[SHORT TASK] Records follow. Copy every line with "this".

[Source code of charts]
━━━━━━━━

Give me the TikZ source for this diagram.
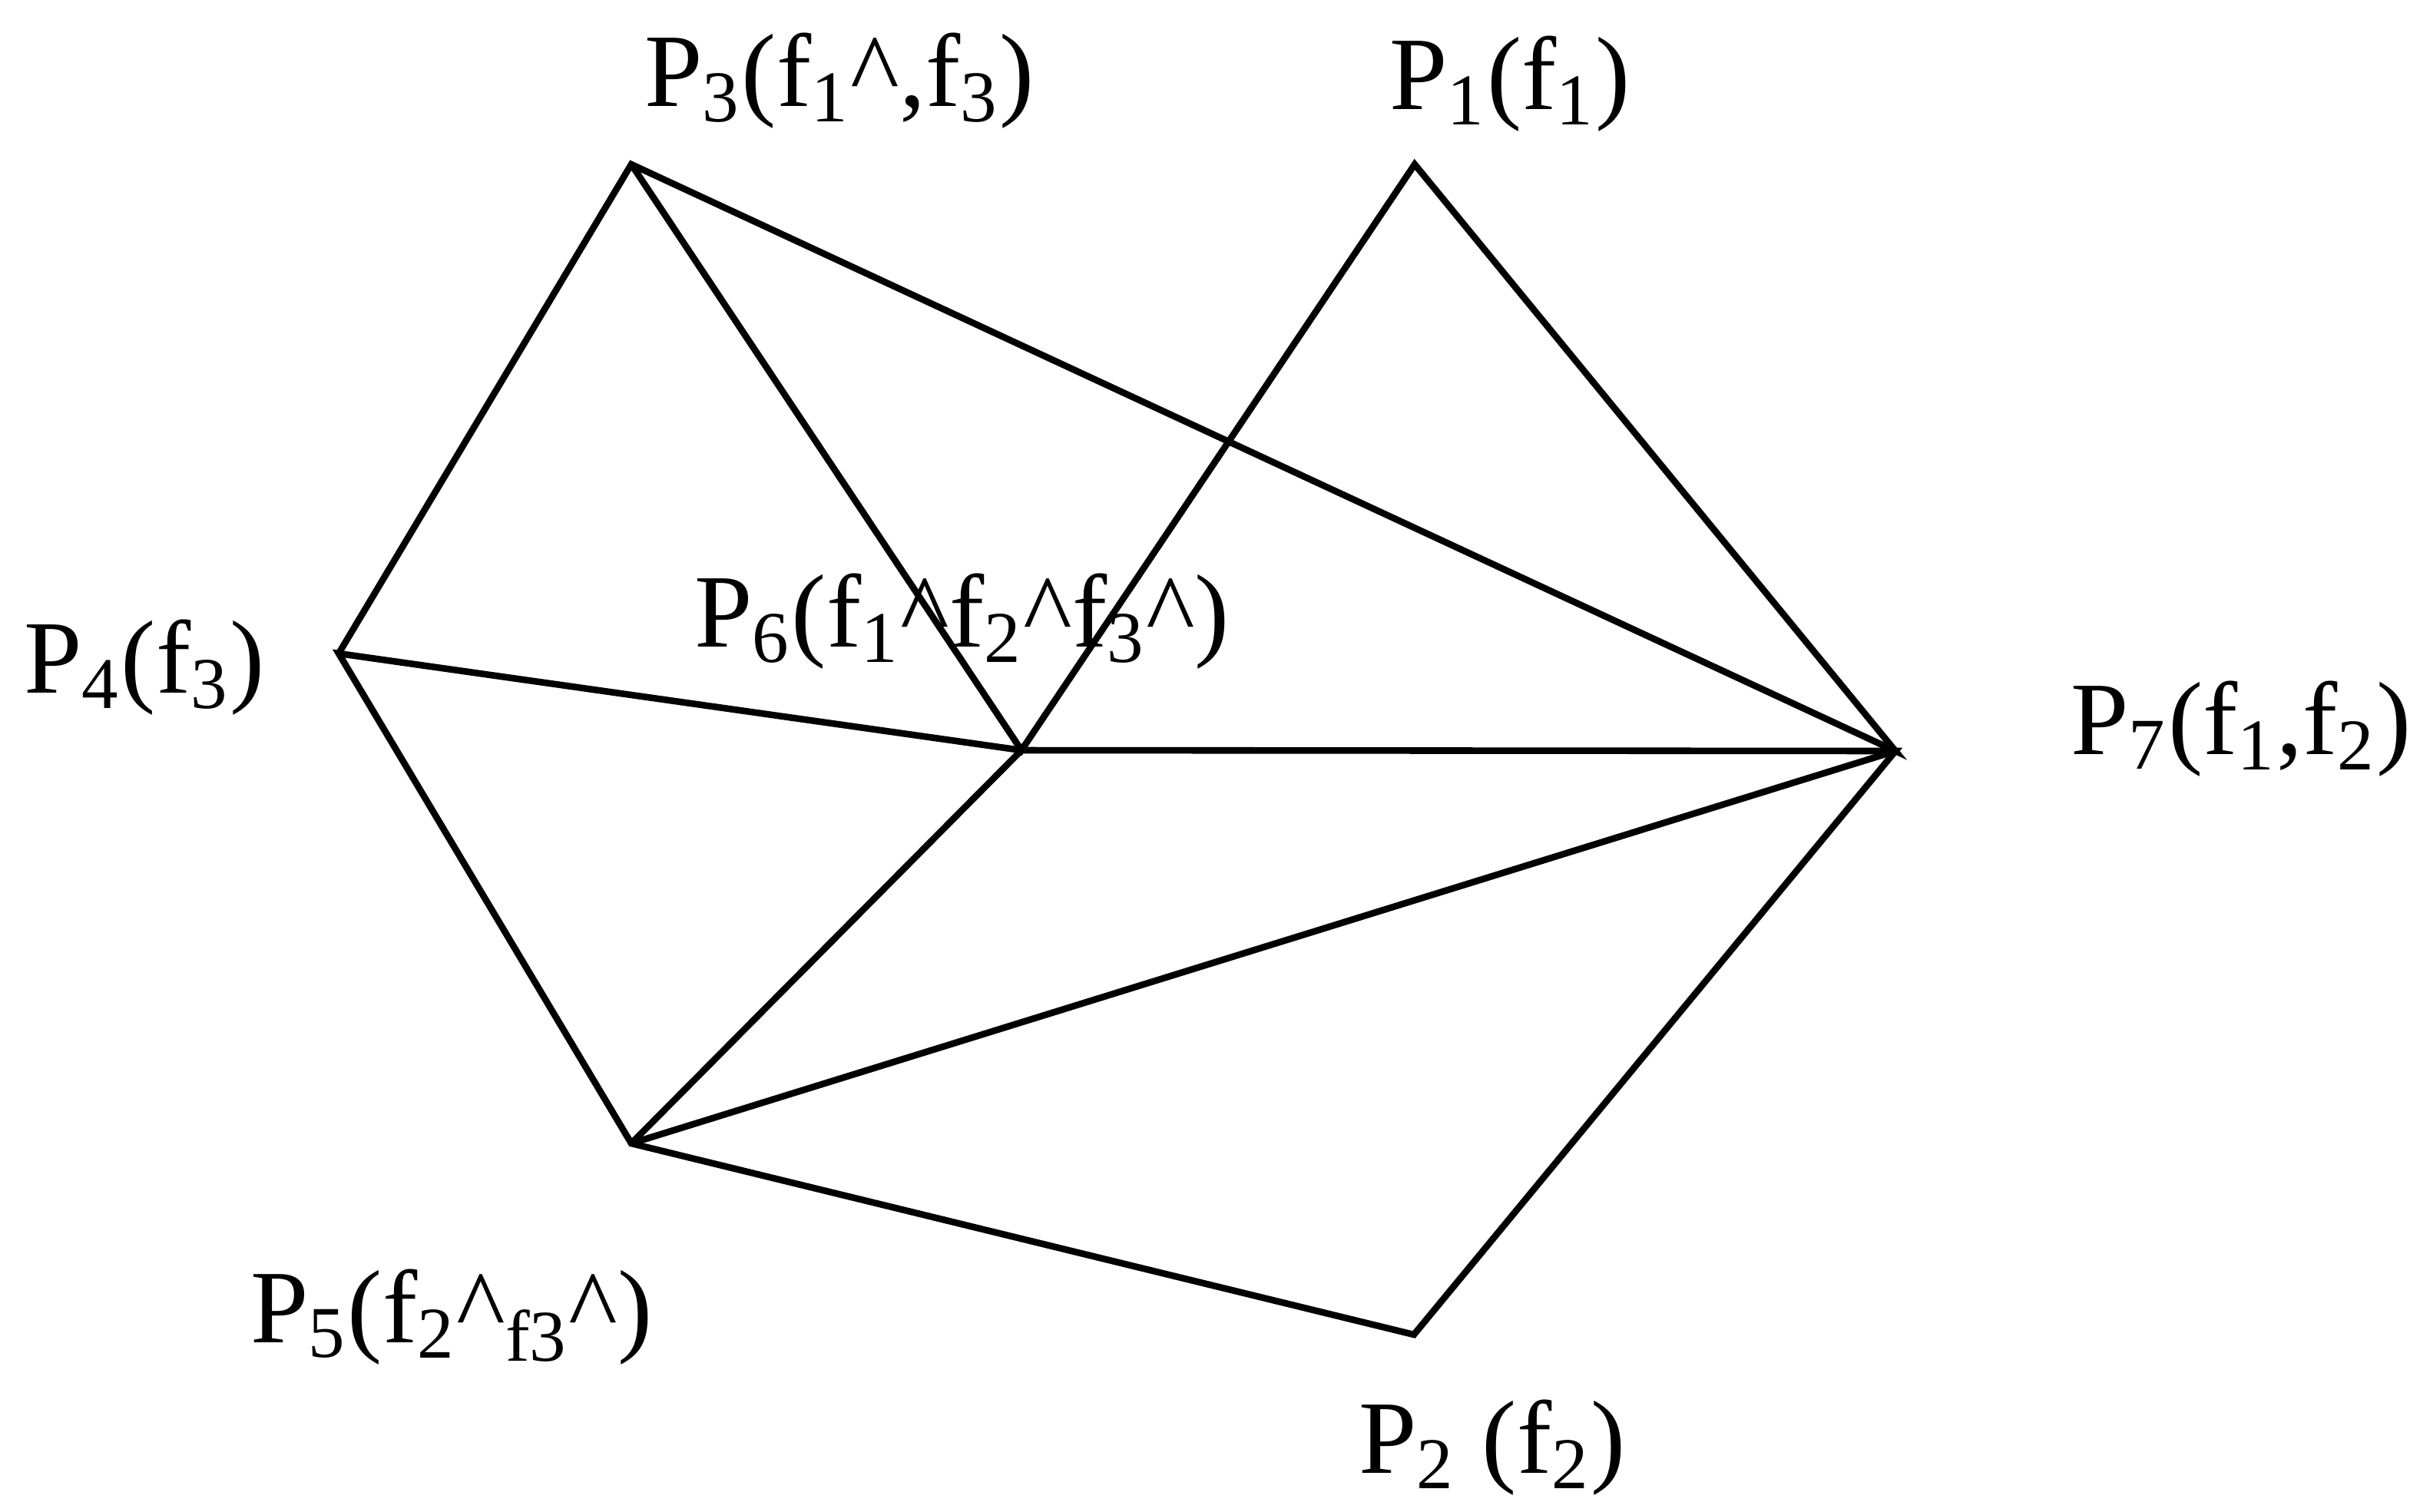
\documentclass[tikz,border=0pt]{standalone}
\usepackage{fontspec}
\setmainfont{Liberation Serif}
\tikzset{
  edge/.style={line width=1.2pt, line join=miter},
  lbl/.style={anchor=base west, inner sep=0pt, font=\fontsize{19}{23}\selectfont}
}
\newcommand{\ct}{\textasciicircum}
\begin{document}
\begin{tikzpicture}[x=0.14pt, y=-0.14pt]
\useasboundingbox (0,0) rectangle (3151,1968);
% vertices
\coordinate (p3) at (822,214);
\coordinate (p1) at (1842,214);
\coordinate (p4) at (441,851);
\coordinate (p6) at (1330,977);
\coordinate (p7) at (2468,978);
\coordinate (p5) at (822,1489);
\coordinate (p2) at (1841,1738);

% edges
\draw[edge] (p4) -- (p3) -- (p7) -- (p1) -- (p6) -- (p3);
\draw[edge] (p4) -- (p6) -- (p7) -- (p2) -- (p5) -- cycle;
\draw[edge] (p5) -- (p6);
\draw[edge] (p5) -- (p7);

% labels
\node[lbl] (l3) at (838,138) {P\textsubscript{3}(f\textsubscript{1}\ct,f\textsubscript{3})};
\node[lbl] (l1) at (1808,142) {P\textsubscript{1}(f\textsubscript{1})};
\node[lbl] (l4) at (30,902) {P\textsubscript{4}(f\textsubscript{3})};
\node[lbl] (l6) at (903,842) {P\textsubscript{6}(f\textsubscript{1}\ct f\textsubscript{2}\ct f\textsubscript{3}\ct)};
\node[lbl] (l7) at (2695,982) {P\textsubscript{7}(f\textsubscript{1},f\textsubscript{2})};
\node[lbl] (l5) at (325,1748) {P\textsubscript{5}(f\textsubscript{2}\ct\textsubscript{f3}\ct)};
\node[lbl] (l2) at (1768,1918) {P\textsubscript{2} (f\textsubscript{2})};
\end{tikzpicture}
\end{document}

━━━━━━━━

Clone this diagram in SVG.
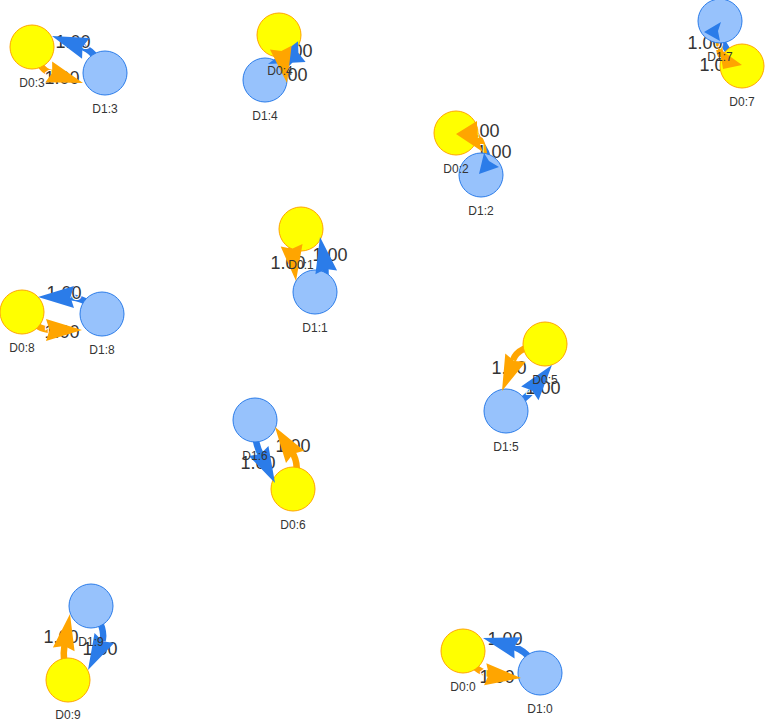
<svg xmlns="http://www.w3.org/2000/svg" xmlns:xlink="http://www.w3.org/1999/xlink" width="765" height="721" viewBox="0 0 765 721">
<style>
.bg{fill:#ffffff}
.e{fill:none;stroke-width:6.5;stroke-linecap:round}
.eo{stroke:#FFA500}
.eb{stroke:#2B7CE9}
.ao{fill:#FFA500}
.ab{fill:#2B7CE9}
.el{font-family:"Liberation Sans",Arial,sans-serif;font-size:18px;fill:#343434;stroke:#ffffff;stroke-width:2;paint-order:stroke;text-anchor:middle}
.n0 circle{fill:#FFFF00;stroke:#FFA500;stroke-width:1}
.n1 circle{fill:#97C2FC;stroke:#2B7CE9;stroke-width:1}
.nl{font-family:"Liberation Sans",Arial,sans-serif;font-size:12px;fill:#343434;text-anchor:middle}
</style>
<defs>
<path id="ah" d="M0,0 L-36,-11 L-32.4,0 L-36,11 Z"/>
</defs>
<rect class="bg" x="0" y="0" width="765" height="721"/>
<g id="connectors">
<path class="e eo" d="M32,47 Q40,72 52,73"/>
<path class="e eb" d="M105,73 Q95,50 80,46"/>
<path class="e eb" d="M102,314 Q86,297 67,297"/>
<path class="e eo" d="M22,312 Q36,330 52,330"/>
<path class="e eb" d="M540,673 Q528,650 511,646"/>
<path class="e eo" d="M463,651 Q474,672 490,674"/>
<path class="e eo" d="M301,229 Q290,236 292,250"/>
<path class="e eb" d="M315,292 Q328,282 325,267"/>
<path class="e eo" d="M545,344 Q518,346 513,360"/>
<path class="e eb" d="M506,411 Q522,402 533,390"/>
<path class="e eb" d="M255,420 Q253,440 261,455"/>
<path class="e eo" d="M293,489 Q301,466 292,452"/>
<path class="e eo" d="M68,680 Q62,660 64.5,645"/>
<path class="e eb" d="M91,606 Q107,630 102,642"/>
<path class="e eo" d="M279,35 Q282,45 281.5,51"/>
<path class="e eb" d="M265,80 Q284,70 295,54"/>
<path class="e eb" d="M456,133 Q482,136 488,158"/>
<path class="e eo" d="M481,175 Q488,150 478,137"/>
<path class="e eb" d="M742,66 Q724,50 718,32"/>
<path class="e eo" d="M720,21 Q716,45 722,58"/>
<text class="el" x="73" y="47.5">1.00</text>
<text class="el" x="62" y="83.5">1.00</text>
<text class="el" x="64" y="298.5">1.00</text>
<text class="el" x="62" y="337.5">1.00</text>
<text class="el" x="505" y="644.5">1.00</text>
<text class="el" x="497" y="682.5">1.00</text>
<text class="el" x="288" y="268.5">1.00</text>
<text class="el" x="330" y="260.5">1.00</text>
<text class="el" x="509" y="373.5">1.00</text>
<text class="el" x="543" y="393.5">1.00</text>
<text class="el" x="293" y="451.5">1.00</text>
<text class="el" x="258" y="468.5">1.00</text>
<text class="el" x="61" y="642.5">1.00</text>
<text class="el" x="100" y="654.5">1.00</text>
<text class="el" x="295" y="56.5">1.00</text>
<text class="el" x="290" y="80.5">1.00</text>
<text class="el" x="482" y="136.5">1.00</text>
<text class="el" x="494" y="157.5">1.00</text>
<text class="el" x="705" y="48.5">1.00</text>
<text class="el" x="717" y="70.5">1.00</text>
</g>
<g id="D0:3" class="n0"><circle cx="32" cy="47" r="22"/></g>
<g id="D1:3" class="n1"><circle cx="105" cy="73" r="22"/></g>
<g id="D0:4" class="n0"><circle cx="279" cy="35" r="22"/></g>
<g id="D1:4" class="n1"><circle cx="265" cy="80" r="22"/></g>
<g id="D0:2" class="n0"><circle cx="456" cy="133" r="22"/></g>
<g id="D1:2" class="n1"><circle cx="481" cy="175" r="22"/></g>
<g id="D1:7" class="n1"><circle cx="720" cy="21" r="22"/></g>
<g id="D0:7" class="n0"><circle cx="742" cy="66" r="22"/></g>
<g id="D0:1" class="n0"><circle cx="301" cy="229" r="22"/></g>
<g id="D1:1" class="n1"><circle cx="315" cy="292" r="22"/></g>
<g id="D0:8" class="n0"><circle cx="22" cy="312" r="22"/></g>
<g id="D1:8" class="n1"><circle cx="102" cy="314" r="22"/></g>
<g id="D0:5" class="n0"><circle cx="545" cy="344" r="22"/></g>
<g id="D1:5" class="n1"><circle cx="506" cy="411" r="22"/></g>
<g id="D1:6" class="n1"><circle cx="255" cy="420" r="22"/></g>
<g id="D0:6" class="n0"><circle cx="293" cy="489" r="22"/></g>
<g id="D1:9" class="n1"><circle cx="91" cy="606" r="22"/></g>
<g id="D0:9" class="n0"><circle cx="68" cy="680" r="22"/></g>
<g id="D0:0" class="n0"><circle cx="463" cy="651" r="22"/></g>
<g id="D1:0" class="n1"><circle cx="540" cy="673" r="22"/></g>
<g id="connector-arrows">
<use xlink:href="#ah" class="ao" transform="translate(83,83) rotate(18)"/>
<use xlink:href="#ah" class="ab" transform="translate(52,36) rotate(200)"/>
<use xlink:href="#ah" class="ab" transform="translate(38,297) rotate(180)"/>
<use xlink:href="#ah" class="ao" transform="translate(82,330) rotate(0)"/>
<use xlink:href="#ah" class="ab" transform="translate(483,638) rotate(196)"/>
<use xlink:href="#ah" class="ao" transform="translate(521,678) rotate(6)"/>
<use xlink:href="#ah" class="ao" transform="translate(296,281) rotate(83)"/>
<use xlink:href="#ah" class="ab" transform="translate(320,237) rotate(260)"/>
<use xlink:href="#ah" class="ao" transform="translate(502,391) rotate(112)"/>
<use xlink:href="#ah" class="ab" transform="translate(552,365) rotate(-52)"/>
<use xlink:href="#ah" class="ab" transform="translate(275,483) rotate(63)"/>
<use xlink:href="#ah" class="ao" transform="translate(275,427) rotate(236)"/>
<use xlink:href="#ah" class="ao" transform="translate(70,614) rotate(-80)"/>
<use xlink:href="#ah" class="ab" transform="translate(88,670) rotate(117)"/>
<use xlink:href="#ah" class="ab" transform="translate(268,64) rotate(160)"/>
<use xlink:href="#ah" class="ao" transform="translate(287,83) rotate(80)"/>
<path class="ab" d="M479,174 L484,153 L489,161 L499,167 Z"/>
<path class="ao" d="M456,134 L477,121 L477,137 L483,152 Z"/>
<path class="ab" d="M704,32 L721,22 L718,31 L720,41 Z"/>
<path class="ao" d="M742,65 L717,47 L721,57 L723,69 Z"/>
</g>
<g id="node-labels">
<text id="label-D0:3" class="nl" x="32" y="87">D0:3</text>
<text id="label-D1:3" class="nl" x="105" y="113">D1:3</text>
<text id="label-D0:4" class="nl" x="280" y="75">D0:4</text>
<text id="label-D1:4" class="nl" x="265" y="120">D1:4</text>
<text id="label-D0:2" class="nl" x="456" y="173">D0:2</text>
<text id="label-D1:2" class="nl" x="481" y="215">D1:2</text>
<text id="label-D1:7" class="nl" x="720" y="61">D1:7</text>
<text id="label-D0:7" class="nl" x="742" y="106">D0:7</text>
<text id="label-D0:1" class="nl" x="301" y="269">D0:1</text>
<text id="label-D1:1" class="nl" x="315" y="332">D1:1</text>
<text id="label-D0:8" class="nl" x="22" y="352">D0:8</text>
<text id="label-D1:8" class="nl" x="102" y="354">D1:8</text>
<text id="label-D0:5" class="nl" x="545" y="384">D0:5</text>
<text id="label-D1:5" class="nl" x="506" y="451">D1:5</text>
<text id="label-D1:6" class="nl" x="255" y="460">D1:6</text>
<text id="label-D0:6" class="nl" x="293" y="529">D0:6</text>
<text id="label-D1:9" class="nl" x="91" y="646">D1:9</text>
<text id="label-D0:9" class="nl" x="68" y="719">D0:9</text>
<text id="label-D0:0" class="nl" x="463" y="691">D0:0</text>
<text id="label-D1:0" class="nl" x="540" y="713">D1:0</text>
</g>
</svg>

━━━━━━━━

[WRITTEN ANSWER]
Give me the TikZ source for this diagram.
Clone this diagram in SVG.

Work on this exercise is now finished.